What is the outlook for United States natural gas prices (NYMEX nearest futures continuation)? Assume normal weather. From now through winter 2013-14, and probably for at least several months thereafter, the marketplace will be trapped in a sideways pattern.

From now through winter 2013-14, near term (on balance) bearish considerations and longer term (net) bullish ones intertwine to bottle up US natural gas prices. The American natural gas supply/demand situation from the production and consumption sides for the remainder of 2013 and calendar 2014 on balance is slightly bearish. Inventory days coverage becomes somewhat more bearish at end March 2014 relative to end October 2013. Natural gas demand from the key electric power sector arguably will not ascend much in the near term unless prices sustain dips under 350. Electricity demand for calendar 2014 grows very little year-on-year.

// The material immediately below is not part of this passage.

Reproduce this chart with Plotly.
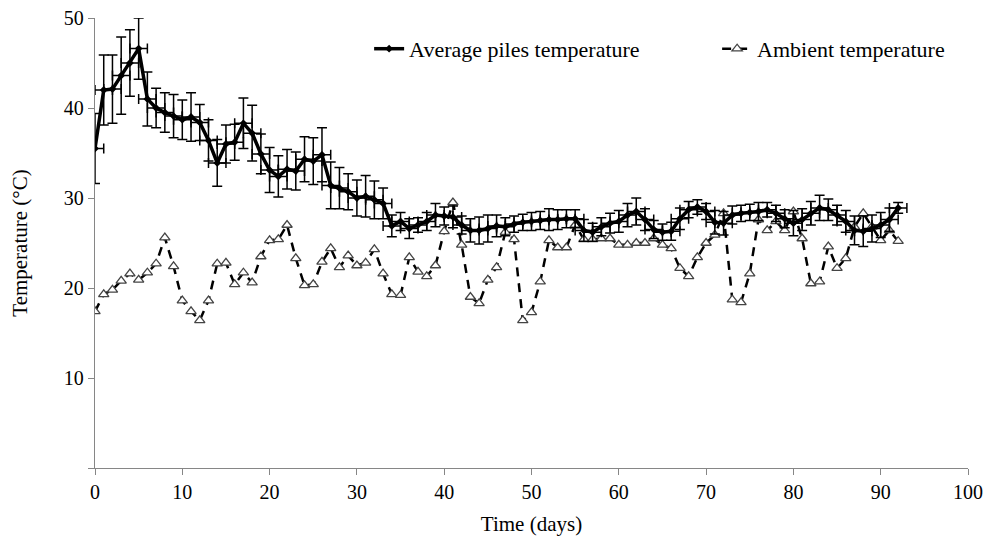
import plotly.graph_objects as go

days = list(range(93))
piles = [35.5, 42.0, 42.1, 43.6, 45.0, 46.6, 41.0, 40.0, 39.5, 39.1,
         38.7, 39.0, 38.4, 36.4, 33.9, 36.0, 36.2, 38.3, 37.2, 34.9,
         33.1, 32.4, 33.2, 33.0, 34.3, 34.1, 34.8, 31.4, 31.1, 30.7,
         30.0, 30.2, 29.8, 29.4, 26.9, 27.4, 26.6, 27.0, 27.4, 28.1,
         28.0, 27.9, 27.0, 26.4, 26.4, 26.6, 26.9, 26.8, 27.1, 27.3,
         27.4, 27.5, 27.6, 27.6, 27.7, 27.7, 26.4, 26.2, 26.8, 27.2,
         27.4, 28.1, 28.5, 27.6, 26.5, 26.2, 26.3, 27.7, 28.7, 29.0,
         28.5, 27.3, 27.2, 28.1, 28.3, 28.4, 28.5, 28.7, 28.3, 27.7,
         27.2, 27.6, 28.3, 28.9, 28.7, 28.1, 27.4, 26.4, 26.3, 26.6,
         27.0, 27.6, 28.9]
piles_err = [3.9, 3.9, 3.8, 4.3, 3.7, 3.4, 3.0, 2.2, 2.2, 2.4,
             2.2, 2.7, 2.0, 2.3, 2.6, 2.1, 2.0, 2.8, 3.1, 2.2,
             2.5, 2.3, 2.2, 2.1, 2.5, 2.6, 3.0, 2.6, 2.3, 2.0,
             2.0, 2.3, 2.1, 1.7, 1.2, 1.0, 1.1, 0.8, 1.0, 1.3,
             1.0, 1.2, 1.0, 1.3, 1.5, 1.5, 1.2, 1.0, 0.9, 0.9,
             1.0, 1.0, 1.2, 1.1, 1.0, 1.0, 1.2, 1.0, 1.0, 1.1,
             1.2, 1.3, 1.5, 1.2, 1.0, 0.9, 1.0, 1.2, 0.9, 0.8,
             0.9, 1.3, 1.3, 1.0, 0.9, 0.9, 1.0, 0.8, 0.9, 1.0,
             1.4, 1.2, 1.3, 1.4, 1.2, 1.1, 1.2, 1.6, 1.7, 1.5,
             1.4, 1.3, 0.6]
days_err = 1.0
ambient = [17.4, 19.3, 19.8, 20.8, 21.6, 20.9, 21.7, 22.7, 25.6, 22.4,
           18.6, 17.4, 16.4, 18.6, 22.7, 22.8, 20.4, 21.7, 20.6, 23.5,
           25.3, 25.4, 27.0, 23.3, 20.3, 20.4, 22.9, 24.4, 22.3, 23.6,
           22.5, 22.8, 24.3, 21.6, 19.3, 19.2, 23.4, 21.8, 21.3, 22.5,
           26.3, 29.5, 24.8, 19.0, 18.3, 20.9, 22.3, 26.2, 25.4, 16.4,
           17.3, 20.7, 25.3, 24.5, 24.5, 27.0, 25.4, 25.4, 25.5, 25.5,
           24.8, 24.8, 25.0, 25.0, 25.5, 24.8, 24.4, 22.2, 21.3, 23.4,
           25.0, 25.9, 28.3, 18.7, 18.4, 21.6, 27.6, 26.4, 27.4, 26.4,
           28.5, 25.5, 20.5, 20.7, 24.6, 22.2, 23.3, 26.8, 28.3, 26.8,
           25.3, 26.4, 25.2]

x_ticks = [0, 10, 20, 30, 40, 50, 60, 70, 80, 90, 100]
y_ticks = [0, 10, 20, 30, 40, 50]
y_ticktext = ["", "10", "20", "30", "40", "50"]

FONT = "Liberation Serif, Times New Roman, serif"

fig = go.Figure()

fig.add_trace(go.Scatter(
    x=days, y=ambient, mode="lines+markers", name="Ambient temperature",
    line=dict(color="black", width=2.5, dash="9px,7px"),
    marker=dict(symbol="triangle-up", size=9, color="white",
                line=dict(color="#444444", width=1.3)),
))

fig.add_trace(go.Scatter(
    x=days, y=piles, mode="lines+markers", name="Average piles temperature",
    line=dict(color="black", width=3.5),
    marker=dict(symbol="diamond", size=6, color="black"),
    error_y=dict(type="data", array=piles_err, visible=True,
                 color="black", thickness=1.5, width=5),
    error_x=dict(type="constant", value=days_err, visible=True,
                 color="black", thickness=1.5, width=5),
))

fig.update_layout(
    width=994, height=545,
    margin=dict(l=87, r=34, t=10, b=85, autoexpand=False),
    paper_bgcolor="white", plot_bgcolor="white",
    font=dict(family=FONT, size=20, color="black"),
    showlegend=True,
    legend=dict(orientation="h", x=0.314, y=0.978, xanchor="left", yanchor="top",
                traceorder="reversed", entrywidth=303,
                font=dict(family=FONT, size=22, color="black"),
                bgcolor="rgba(0,0,0,0)"),
    xaxis=dict(range=[0, 100], tickvals=x_ticks, showgrid=False, zeroline=False,
               showline=True, linecolor="#868686", linewidth=1.3,
               ticks="outside", ticklen=6, tickcolor="#868686",
               ticklabeloverflow="allow",
               tickfont=dict(family=FONT, size=20, color="black"),
               title=dict(text="Time (days)", standoff=14,
                          font=dict(family=FONT, size=21, color="black"))),
    yaxis=dict(range=[0, 50], tickvals=y_ticks, ticktext=y_ticktext,
               showgrid=False, zeroline=False,
               showline=True, linecolor="#868686", linewidth=1.3,
               ticks="outside", ticklen=6, tickcolor="#868686",
               ticklabeloverflow="allow",
               tickfont=dict(family=FONT, size=20, color="black"),
               title=dict(text="Temperature (°C)", standoff=32,
                          font=dict(family=FONT, size=21, color="black"))),
)

fig.write_html("out.html")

To what extent will increasing supplies of energy from renewable sources put a lid on gas demand?

However, substantial US LNG exports represent a key bullish prospect for the relatively distant future. Coal plant retirements should underpin natural gas prices over the long run. The nation does not appear to be rushing to construct new nuclear power facilities. Although Mexico is currently a modest outlet for American gas exports, it is a growing one. Over the long run, what about demand for natural gas powered vehicles?

Recall spring 2013’s important highs just under 445 (4/18/13 at 443; 5/1/13 at 444) as well as the significant lows around 305 to 313 (305 on 1/2/13; 313 on 2/15/13 and 8/8/13). Between now and the close of winter 2013-14, the broad price range probably extends from roughly 280/310 to 440/460. Around 350 is a so-called equilibrium point within this price tunnel. It will take abnormal weather to provoke breaks of the extremes of this range during winter 2013-14, especially the high end (or beneath 280). Assuming this upcoming winter is neither unusually warm nor surprisingly cold, in general this price band probably will persist for at least a few months after winter departs. However, within the next several months, a test of the NYMEX nearest futures calendar 2013 lows around 305/313 is probable.

In any event, the long term price pattern for natural gas is sideways as well, though the top of the range probably extends to around 500/530 (or higher), with the amount of LNG exports, the extent of natural gas production increases at higher price levels (particularly at 400 and up), and the extent of US economic growth being crucial considerations.